Sales grew by 2.5 percent in 2008 for Helly Hansen, or by 5 percent in constant currencies, reaching 1,489 million Norwegian kroner (€168m-$232m), or about 2 billion NOK (€225m-$312m) including licenses. Earnings before interest, tax, depreciation and amortization (Ebitda) went up by 29 percent to 152 million NOK (€17.1m-$23.8m).
While all regions saw growth, the strongest results were in Canada, the U.K., Scandinavia and Russia. France recorded substantial growth and Italy turned the corner. Helly Hansen is optimistic about its prospects in Southern Europe through more adapted new lines developed for spring/summer 2010.
Sales were strong in Norway and domestic pre-orders for the second half of 2009 are up in double digits. In Germany, where Helly Hansen has had a contract with USG since just last January, pre-orders are slightly above plan.
As of the end of the first quarter, Helly Hansen was about 5 percent over its position at the same point last year, and expects orders for the second half of the year to end up higher in the mid to high single digits, says its new chief executive, Peter Sjolander, who also noted that the current recession is of “historical proportions.”

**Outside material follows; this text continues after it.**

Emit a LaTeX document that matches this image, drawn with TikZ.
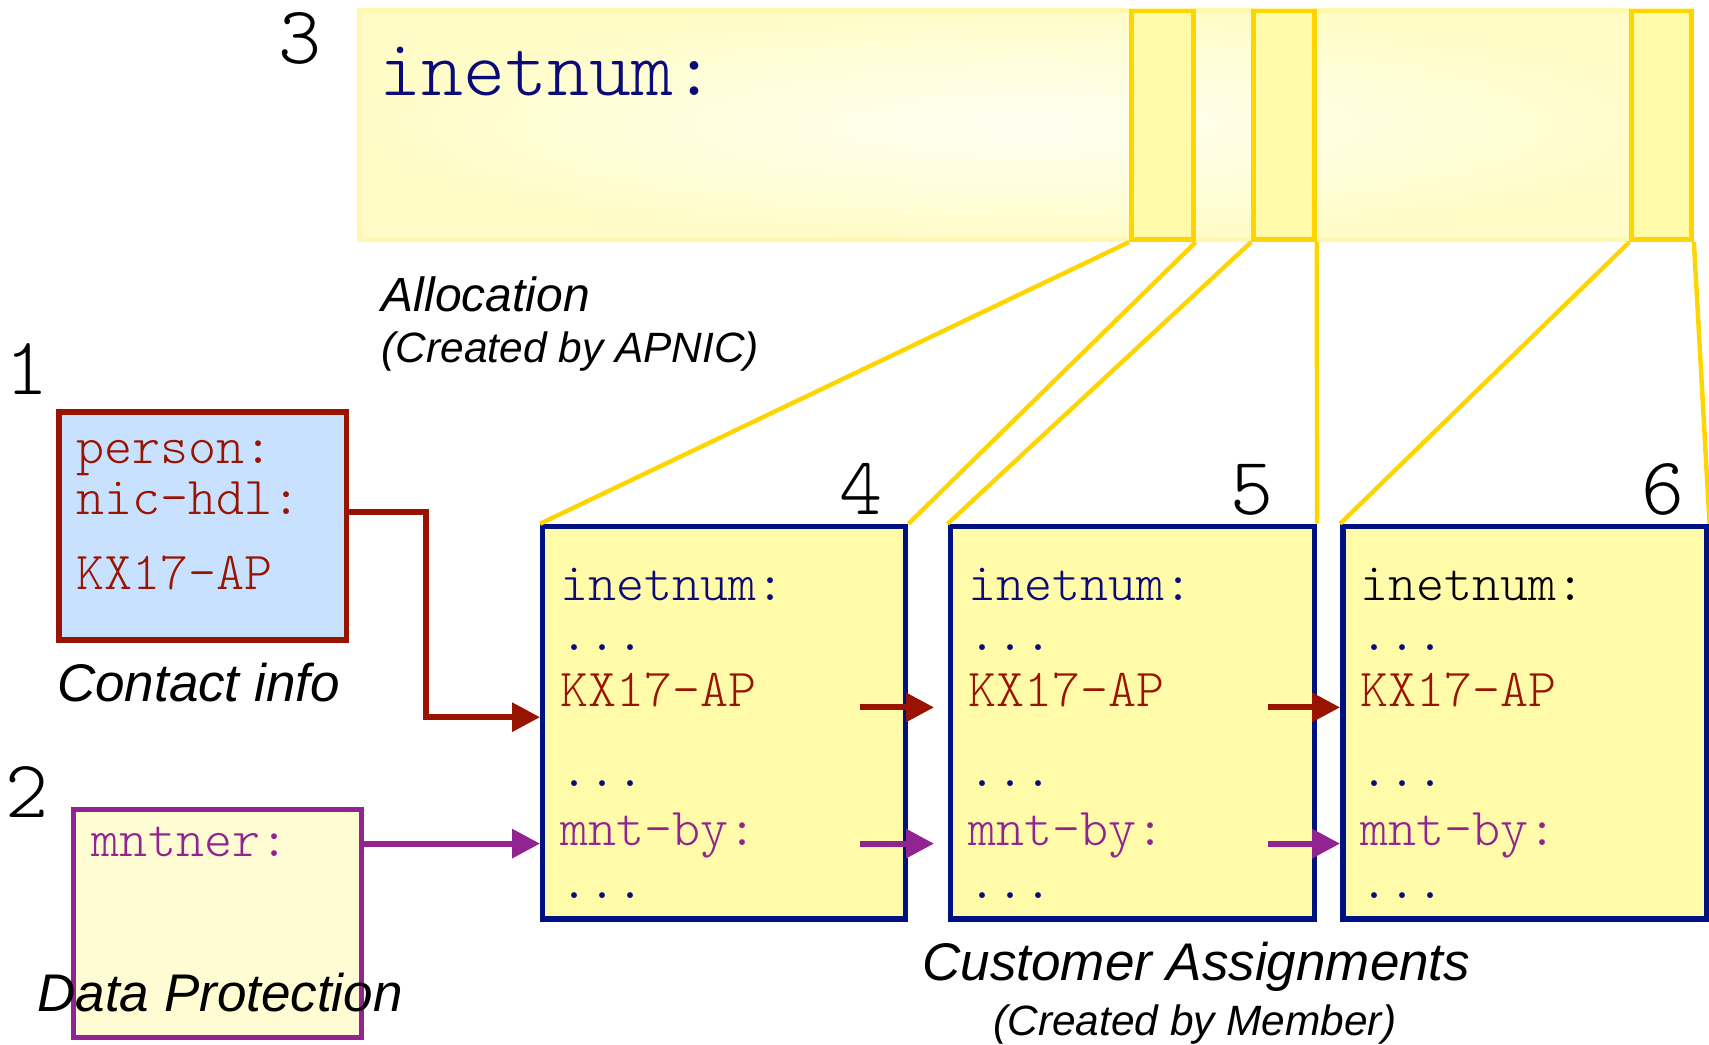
\documentclass[tikz,border=0pt]{standalone}
\usepackage{fontspec}
\setmainfont{Liberation Sans}
\setmonofont{Latin Modern Mono Light}
\usetikzlibrary{arrows.meta,fit}
\definecolor{navy}{RGB}{0,18,128}
\definecolor{textnavy}{RGB}{10,10,120}
\definecolor{darkred}{RGB}{153,20,0}
\definecolor{purp}{RGB}{146,36,146}
\definecolor{lightblue}{RGB}{200,225,255}
\definecolor{gold}{RGB}{255,213,0}
\definecolor{boxfill}{RGB}{255,251,168}
\definecolor{mntfill}{RGB}{255,252,212}
\definecolor{bigborder}{RGB}{255,248,176}
\tikzset{
  cbox/.style={draw=navy, line width=2.7pt, fill=boxfill, inner sep=0pt},
  mono/.style={font=\ttfamily\fontsize{26.7pt}{30pt}\selectfont, anchor=base west, inner sep=0pt},
  bigmono/.style={font=\ttfamily\fontsize{40pt}{44pt}\selectfont, anchor=base west, inner sep=0pt, text=textnavy},
  caplab/.style={font=\itshape\fontsize{26.5pt}{30pt}\selectfont, anchor=base west, inner sep=0pt},
  subcap/.style={font=\itshape\fontsize{21.2pt}{25pt}\selectfont, anchor=base west, inner sep=0pt},
  num/.style={font=\ttfamily\fontsize{41pt}{46pt}\selectfont, anchor=base, inner sep=0pt},
  goldline/.style={draw=gold, line width=2.2pt},
  redarrow/.style={draw=darkred, line width=3pt, -{Triangle[length=14pt,width=14pt]}},
  purparrow/.style={draw=purp, line width=3pt, -{Triangle[length=14pt,width=14pt]}},
  hilite/.style={draw=gold, line width=2.3pt, fill=boxfill, inner sep=0pt},
}
\begin{document}
\begin{tikzpicture}[x=0.545pt,y=-0.545pt]
\useasboundingbox (0,0) rectangle (1568,958);

% allocation
\node[fit={(330,10) (1552,220)}, inner sep=0pt, draw=bigborder, line width=2.5pt,
      inner color={rgb,255:red,255;green,255;blue,242}, outer color={rgb,255:red,255;green,252;blue,200}] (alloc) {};
\node[hilite, fit={(1038,10) (1095,220)}] (r1) {};
\node[hilite, fit={(1150,10) (1206,220)}] (r2) {};
\node[hilite, fit={(1497,10) (1552,220)}] (r3) {};
\node[bigmono] (allocip) at (348,88) {inetnum:};
\node[num] (n3) at (275,58) {3};
\node[caplab, font=\itshape\fontsize{24pt}{28pt}\selectfont] (alloclab) at (350,286) {Allocation};
\node[subcap] (allocsub) at (350,333) {(Created by APNIC)};

% customer boxes
\node[cbox, fit={(498,483) (831,843)}] (b4) {};
\node[cbox, fit={(872,483) (1206,843)}] (b5) {};
\node[cbox, fit={(1232,483) (1566,843)}] (b6) {};

% gold connectors
\draw[goldline] (r1.south west) -- (b4.north west);
\draw[goldline] (r1.south east) -- (b4.north east);
\draw[goldline] (r2.south west) -- (b5.north west);
\draw[goldline] (r2.south east) -- (b5.north east);
\draw[goldline] (r3.south west) -- (b6.north west);
\draw[goldline] (r3.south east) -- (b6.north east);

\node[num] (n4) at (790,472) {4};
\node[num] (n5) at (1149,472) {5};
\node[num] (n6) at (1526,472) {6};

% box texts
\foreach \bx/\nm/\ic in {514/a/textnavy, 888/b/textnavy, 1248/c/black}{
  \node[mono, text=\ic] (ip\nm) at (\bx,551) {inetnum:};
  \node[mono, text=textnavy] (d1\nm) at (\bx,597) {...};
  \node[mono, text=darkred] (kx\nm) at (\bx,648) {KX17-AP};
  \node[mono, text=textnavy] (d2\nm) at (\bx,722) {...};
  \node[mono, text=purp] (mb\nm) at (\bx,776) {mnt-by:};
  \node[mono, text=textnavy] (d3\nm) at (\bx,824) {...};
}

\node[caplab] (custlab) at (846,900) {Customer Assignments};
\node[subcap] (custsub) at (911,950) {(Created by Member)};

% person
\node[num] (n1) at (25,362) {1};
\node[fit={(54,378) (318,587)}, draw=darkred, line width=2.7pt, fill=lightblue, inner sep=0pt] (p) {};
\node[mono, text=darkred] (pp) at (70,425) {person:};
\node[mono, text=darkred] (pn) at (70,472) {nic-hdl:};
\node[mono, text=darkred] (pk) at (70,541) {KX17-AP};
\node[caplab] (contlab) at (52,644) {Contact info};

% mntner
\node[num] (n2) at (25,750) {2};
\node[fit={(67,743) (332,952)}, draw=purp, line width=2.5pt, fill=mntfill, inner sep=0pt] (m) {};
\node[mono, text=purp] (mt) at (84,786) {mntner:};
\node[caplab] (dplab) at (34,928) {Data Protection};

% arrows
\coordinate (redy) at (0,658);
\coordinate (purpy) at (0,774);
\draw[redarrow] ([yshift=7pt]p.east) -| (391,658) -- (b4.west |- redy);
\draw[purparrow] (m.east |- purpy) -- (b4.west |- purpy);

\coordinate (ra1) at (789,649);
\coordinate (ra1e) at (857,649);
\coordinate (ra2) at (1163,649);
\coordinate (pa1) at (789,774);
\coordinate (pa1e) at (857,774);
\coordinate (pa2) at (1163,774);
\draw[redarrow] (ra1) -- (ra1e);
\draw[redarrow] (ra2) -- (b6.west |- ra2);
\draw[purparrow] (pa1) -- (pa1e);
\draw[purparrow] (pa2) -- (b6.west |- pa2);
\end{tikzpicture}
\end{document}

The Norwegian-based company is planning expansion in Asia, and has signed a deal with Symphony Group in Hong Kong to open 100 to 150 stores in China in the next five years. Symphony is also the local partner of Berghaus. In South Korea Helly Hansen will work with Kumkang Shoe Company, which owns or franchises about 600 stores there. It will also continue its work with Goldwin in Japan and Bluerock in Australia.
As previously reported, the company is moving its headquarters from Moss to Oslo by the end of the year. The survival and marine units will stay in Moss, where the company was started in 1877, launching the world’s first waterproof jacket.